Caplin supplies benchmaking tools suited to streaming applications—its inherently low and consistent latency comes from its streaming design, although its absolute performance depends on the power of the platform it’s running on, of course. Caplin Benchtools can create multiple concurrent client sessions subscribed to real-time updating objects—the same load conditions that real end-users experience when connecting to Liberator over the Internet—and test the sort of persistent HTTP streaming connections that most HTTP load testing tools have difficulty with.

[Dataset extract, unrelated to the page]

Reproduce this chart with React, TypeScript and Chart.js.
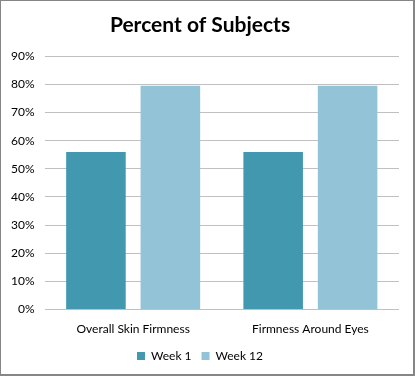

Depending on the workload characteristics, end-to-end latency ranges from about 50 msecs to about 250 msecs. using sensible hardware. However what is interesting is that Caplin claims to show that latency on its platform remains just about constant as client numbers increase up to the point where capacity is reached (where latency goes through the roof) and the actual latency experienced clusters around a single value. The distribution of legacy and the way it changes with load is more important (within reason) than the actual values and achieving these characteristics is non-trivial. Hence the advisability of using a tried-and-tested framework and the need for tools which can simulate the workloads you are likely to encounter.

So, we have here is a situation where a technology solution to managing latency can be seen as part of “good IT governance”, and has to deliver compliance with internal policies for “acceptable latency”. However, failing to implement good governance in this area isn’t about failing to check a box or meet some industry good practice standard or even about the possibility of annoying some regulators. It’s about having increasingly unhappy customers and being unable to implement an innovative channel to market that could deliver more customers and higher profits.

IT governance can be seen, in part, as giving the business confidence that its technology can support, in this case, its business Internet trading strategies and vision, at the business level.